[Records with drawing code]
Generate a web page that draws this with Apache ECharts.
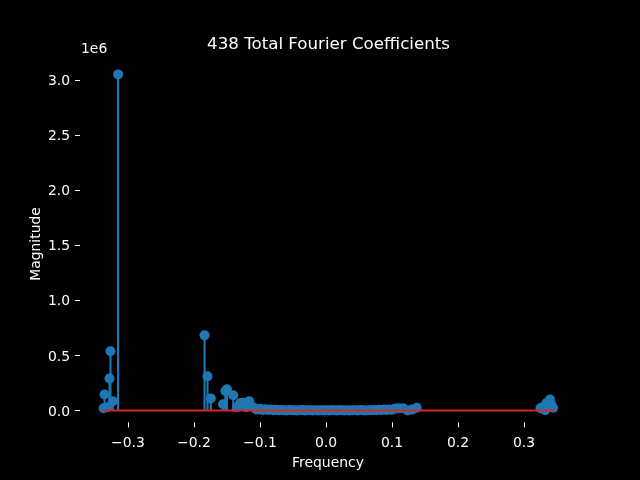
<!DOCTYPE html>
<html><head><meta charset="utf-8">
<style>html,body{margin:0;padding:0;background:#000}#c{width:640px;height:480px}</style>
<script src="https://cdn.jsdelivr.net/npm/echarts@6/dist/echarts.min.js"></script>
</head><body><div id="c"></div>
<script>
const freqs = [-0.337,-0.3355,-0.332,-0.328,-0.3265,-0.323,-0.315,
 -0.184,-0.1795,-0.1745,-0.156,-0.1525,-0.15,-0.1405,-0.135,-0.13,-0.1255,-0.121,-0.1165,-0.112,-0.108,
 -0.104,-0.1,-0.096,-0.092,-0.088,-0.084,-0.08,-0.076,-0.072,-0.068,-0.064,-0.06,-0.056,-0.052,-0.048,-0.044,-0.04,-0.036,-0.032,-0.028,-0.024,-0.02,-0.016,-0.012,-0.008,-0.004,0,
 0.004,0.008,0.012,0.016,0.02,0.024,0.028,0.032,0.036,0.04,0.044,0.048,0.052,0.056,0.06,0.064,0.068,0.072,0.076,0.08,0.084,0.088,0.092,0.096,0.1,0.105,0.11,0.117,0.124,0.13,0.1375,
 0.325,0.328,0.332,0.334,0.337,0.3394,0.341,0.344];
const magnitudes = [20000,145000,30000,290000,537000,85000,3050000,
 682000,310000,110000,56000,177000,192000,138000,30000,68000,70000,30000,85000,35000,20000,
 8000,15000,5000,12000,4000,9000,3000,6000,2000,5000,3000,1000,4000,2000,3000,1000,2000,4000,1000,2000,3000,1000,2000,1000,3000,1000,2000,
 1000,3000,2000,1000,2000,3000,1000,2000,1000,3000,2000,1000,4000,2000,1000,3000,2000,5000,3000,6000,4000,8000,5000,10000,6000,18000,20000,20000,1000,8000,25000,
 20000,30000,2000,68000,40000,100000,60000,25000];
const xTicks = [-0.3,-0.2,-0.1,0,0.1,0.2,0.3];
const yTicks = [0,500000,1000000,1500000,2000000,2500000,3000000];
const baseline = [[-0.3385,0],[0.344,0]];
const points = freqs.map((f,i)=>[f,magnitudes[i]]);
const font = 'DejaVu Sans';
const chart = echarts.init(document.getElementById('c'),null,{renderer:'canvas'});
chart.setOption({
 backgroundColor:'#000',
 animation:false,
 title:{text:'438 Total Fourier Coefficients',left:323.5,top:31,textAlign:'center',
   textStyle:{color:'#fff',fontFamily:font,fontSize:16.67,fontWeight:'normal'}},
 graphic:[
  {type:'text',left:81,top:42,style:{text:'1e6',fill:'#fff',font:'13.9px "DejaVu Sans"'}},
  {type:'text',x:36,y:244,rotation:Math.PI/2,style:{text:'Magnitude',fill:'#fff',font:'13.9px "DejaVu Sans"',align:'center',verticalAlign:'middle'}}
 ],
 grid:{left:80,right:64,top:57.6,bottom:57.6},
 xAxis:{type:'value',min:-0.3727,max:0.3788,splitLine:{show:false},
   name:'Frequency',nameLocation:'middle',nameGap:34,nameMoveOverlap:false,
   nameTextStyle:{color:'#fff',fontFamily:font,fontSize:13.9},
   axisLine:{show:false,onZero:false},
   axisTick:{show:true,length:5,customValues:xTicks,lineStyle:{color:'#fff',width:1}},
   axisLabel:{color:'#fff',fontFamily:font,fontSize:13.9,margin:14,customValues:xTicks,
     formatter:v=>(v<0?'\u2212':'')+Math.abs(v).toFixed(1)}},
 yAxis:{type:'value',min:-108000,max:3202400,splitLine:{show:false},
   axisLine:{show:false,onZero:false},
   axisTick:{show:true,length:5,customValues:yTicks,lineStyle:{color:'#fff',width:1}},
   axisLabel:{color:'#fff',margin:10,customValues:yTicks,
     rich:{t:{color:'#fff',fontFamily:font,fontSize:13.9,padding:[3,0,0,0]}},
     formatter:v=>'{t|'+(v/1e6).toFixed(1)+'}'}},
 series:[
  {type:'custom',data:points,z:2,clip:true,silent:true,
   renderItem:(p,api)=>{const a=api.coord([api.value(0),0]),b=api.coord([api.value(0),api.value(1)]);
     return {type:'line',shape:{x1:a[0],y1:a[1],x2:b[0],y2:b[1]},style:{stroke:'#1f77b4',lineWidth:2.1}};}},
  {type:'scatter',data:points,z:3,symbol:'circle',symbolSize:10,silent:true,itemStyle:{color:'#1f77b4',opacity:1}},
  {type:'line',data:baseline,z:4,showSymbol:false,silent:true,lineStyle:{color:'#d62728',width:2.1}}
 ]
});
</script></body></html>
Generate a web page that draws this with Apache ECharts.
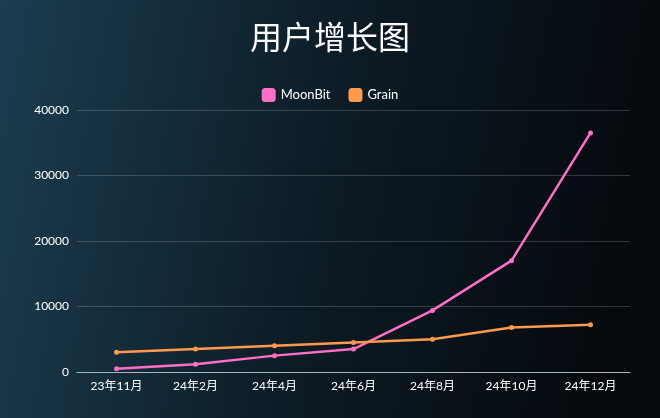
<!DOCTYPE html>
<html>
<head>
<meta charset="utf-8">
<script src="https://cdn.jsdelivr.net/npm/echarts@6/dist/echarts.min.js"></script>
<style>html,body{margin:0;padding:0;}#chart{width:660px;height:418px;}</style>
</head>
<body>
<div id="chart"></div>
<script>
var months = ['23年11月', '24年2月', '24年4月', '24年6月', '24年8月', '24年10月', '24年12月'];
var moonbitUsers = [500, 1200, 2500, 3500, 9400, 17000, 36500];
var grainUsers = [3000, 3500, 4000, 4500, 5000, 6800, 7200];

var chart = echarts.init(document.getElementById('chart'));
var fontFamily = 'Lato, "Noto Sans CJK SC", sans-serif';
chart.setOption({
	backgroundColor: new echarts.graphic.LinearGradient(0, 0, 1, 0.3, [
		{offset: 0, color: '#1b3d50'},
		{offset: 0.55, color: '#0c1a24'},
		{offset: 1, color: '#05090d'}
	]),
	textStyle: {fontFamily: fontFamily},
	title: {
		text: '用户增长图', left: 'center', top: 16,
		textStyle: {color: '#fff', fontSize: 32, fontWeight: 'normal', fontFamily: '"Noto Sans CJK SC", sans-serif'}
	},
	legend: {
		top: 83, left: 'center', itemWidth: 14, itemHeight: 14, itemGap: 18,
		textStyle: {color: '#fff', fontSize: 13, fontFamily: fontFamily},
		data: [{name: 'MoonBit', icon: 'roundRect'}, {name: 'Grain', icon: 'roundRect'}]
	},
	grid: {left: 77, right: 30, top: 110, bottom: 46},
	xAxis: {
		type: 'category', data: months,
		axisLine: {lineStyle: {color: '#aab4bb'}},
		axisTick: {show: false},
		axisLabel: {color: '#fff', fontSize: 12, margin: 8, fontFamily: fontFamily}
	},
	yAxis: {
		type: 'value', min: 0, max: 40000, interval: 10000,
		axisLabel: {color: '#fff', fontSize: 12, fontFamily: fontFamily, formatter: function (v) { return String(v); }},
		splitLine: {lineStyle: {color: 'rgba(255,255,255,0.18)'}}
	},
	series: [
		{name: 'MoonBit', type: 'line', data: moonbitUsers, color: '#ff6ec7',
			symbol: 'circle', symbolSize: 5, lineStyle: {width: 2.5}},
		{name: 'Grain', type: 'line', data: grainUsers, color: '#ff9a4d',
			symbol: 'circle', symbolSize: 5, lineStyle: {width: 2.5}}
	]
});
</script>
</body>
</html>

● **Your goal**: Exactly reproduce the entries above, minus the pictures.

● **Complete output**:
Generate a web page that draws this with Apache ECharts.
<!DOCTYPE html>
<html><head><meta charset="utf-8">
<style>html,body{margin:0;padding:0;background:#000}#c{width:640px;height:480px}</style>
<script src="https://cdn.jsdelivr.net/npm/echarts@6/dist/echarts.min.js"></script>
</head><body><div id="c"></div>
<script>
const freqs = [-0.337,-0.3355,-0.332,-0.328,-0.3265,-0.323,-0.315,
 -0.184,-0.1795,-0.1745,-0.156,-0.1525,-0.15,-0.1405,-0.135,-0.13,-0.1255,-0.121,-0.1165,-0.112,-0.108,
 -0.104,-0.1,-0.096,-0.092,-0.088,-0.084,-0.08,-0.076,-0.072,-0.068,-0.064,-0.06,-0.056,-0.052,-0.048,-0.044,-0.04,-0.036,-0.032,-0.028,-0.024,-0.02,-0.016,-0.012,-0.008,-0.004,0,
 0.004,0.008,0.012,0.016,0.02,0.024,0.028,0.032,0.036,0.04,0.044,0.048,0.052,0.056,0.06,0.064,0.068,0.072,0.076,0.08,0.084,0.088,0.092,0.096,0.1,0.105,0.11,0.117,0.124,0.13,0.1375,
 0.325,0.328,0.332,0.334,0.337,0.3394,0.341,0.344];
const magnitudes = [20000,145000,30000,290000,537000,85000,3050000,
 682000,310000,110000,56000,177000,192000,138000,30000,68000,70000,30000,85000,35000,20000,
 8000,15000,5000,12000,4000,9000,3000,6000,2000,5000,3000,1000,4000,2000,3000,1000,2000,4000,1000,2000,3000,1000,2000,1000,3000,1000,2000,
 1000,3000,2000,1000,2000,3000,1000,2000,1000,3000,2000,1000,4000,2000,1000,3000,2000,5000,3000,6000,4000,8000,5000,10000,6000,18000,20000,20000,1000,8000,25000,
 20000,30000,2000,68000,40000,100000,60000,25000];
const xTicks = [-0.3,-0.2,-0.1,0,0.1,0.2,0.3];
const yTicks = [0,500000,1000000,1500000,2000000,2500000,3000000];
const baseline = [[-0.3385,0],[0.344,0]];
const points = freqs.map((f,i)=>[f,magnitudes[i]]);
const font = 'DejaVu Sans';
const chart = echarts.init(document.getElementById('c'),null,{renderer:'canvas'});
chart.setOption({
 backgroundColor:'#000',
 animation:false,
 title:{text:'438 Total Fourier Coefficients',left:323.5,top:31,textAlign:'center',
   textStyle:{color:'#fff',fontFamily:font,fontSize:16.67,fontWeight:'normal'}},
 graphic:[
  {type:'text',left:81,top:42,style:{text:'1e6',fill:'#fff',font:'13.9px "DejaVu Sans"'}},
  {type:'text',x:36,y:244,rotation:Math.PI/2,style:{text:'Magnitude',fill:'#fff',font:'13.9px "DejaVu Sans"',align:'center',verticalAlign:'middle'}}
 ],
 grid:{left:80,right:64,top:57.6,bottom:57.6},
 xAxis:{type:'value',min:-0.3727,max:0.3788,splitLine:{show:false},
   name:'Frequency',nameLocation:'middle',nameGap:34,nameMoveOverlap:false,
   nameTextStyle:{color:'#fff',fontFamily:font,fontSize:13.9},
   axisLine:{show:false,onZero:false},
   axisTick:{show:true,length:5,customValues:xTicks,lineStyle:{color:'#fff',width:1}},
   axisLabel:{color:'#fff',fontFamily:font,fontSize:13.9,margin:14,customValues:xTicks,
     formatter:v=>(v<0?'\u2212':'')+Math.abs(v).toFixed(1)}},
 yAxis:{type:'value',min:-108000,max:3202400,splitLine:{show:false},
   axisLine:{show:false,onZero:false},
   axisTick:{show:true,length:5,customValues:yTicks,lineStyle:{color:'#fff',width:1}},
   axisLabel:{color:'#fff',margin:10,customValues:yTicks,
     rich:{t:{color:'#fff',fontFamily:font,fontSize:13.9,padding:[3,0,0,0]}},
     formatter:v=>'{t|'+(v/1e6).toFixed(1)+'}'}},
 series:[
  {type:'custom',data:points,z:2,clip:true,silent:true,
   renderItem:(p,api)=>{const a=api.coord([api.value(0),0]),b=api.coord([api.value(0),api.value(1)]);
     return {type:'line',shape:{x1:a[0],y1:a[1],x2:b[0],y2:b[1]},style:{stroke:'#1f77b4',lineWidth:2.1}};}},
  {type:'scatter',data:points,z:3,symbol:'circle',symbolSize:10,silent:true,itemStyle:{color:'#1f77b4',opacity:1}},
  {type:'line',data:baseline,z:4,showSymbol:false,silent:true,lineStyle:{color:'#d62728',width:2.1}}
 ]
});
</script></body></html>
Generate a web page that draws this with Apache ECharts.
<!DOCTYPE html>
<html>
<head>
<meta charset="utf-8">
<script src="https://cdn.jsdelivr.net/npm/echarts@6/dist/echarts.min.js"></script>
<style>html,body{margin:0;padding:0;}#chart{width:660px;height:418px;}</style>
</head>
<body>
<div id="chart"></div>
<script>
var months = ['23年11月', '24年2月', '24年4月', '24年6月', '24年8月', '24年10月', '24年12月'];
var moonbitUsers = [500, 1200, 2500, 3500, 9400, 17000, 36500];
var grainUsers = [3000, 3500, 4000, 4500, 5000, 6800, 7200];

var chart = echarts.init(document.getElementById('chart'));
var fontFamily = 'Lato, "Noto Sans CJK SC", sans-serif';
chart.setOption({
	backgroundColor: new echarts.graphic.LinearGradient(0, 0, 1, 0.3, [
		{offset: 0, color: '#1b3d50'},
		{offset: 0.55, color: '#0c1a24'},
		{offset: 1, color: '#05090d'}
	]),
	textStyle: {fontFamily: fontFamily},
	title: {
		text: '用户增长图', left: 'center', top: 16,
		textStyle: {color: '#fff', fontSize: 32, fontWeight: 'normal', fontFamily: '"Noto Sans CJK SC", sans-serif'}
	},
	legend: {
		top: 83, left: 'center', itemWidth: 14, itemHeight: 14, itemGap: 18,
		textStyle: {color: '#fff', fontSize: 13, fontFamily: fontFamily},
		data: [{name: 'MoonBit', icon: 'roundRect'}, {name: 'Grain', icon: 'roundRect'}]
	},
	grid: {left: 77, right: 30, top: 110, bottom: 46},
	xAxis: {
		type: 'category', data: months,
		axisLine: {lineStyle: {color: '#aab4bb'}},
		axisTick: {show: false},
		axisLabel: {color: '#fff', fontSize: 12, margin: 8, fontFamily: fontFamily}
	},
	yAxis: {
		type: 'value', min: 0, max: 40000, interval: 10000,
		axisLabel: {color: '#fff', fontSize: 12, fontFamily: fontFamily, formatter: function (v) { return String(v); }},
		splitLine: {lineStyle: {color: 'rgba(255,255,255,0.18)'}}
	},
	series: [
		{name: 'MoonBit', type: 'line', data: moonbitUsers, color: '#ff6ec7',
			symbol: 'circle', symbolSize: 5, lineStyle: {width: 2.5}},
		{name: 'Grain', type: 'line', data: grainUsers, color: '#ff9a4d',
			symbol: 'circle', symbolSize: 5, lineStyle: {width: 2.5}}
	]
});
</script>
</body>
</html>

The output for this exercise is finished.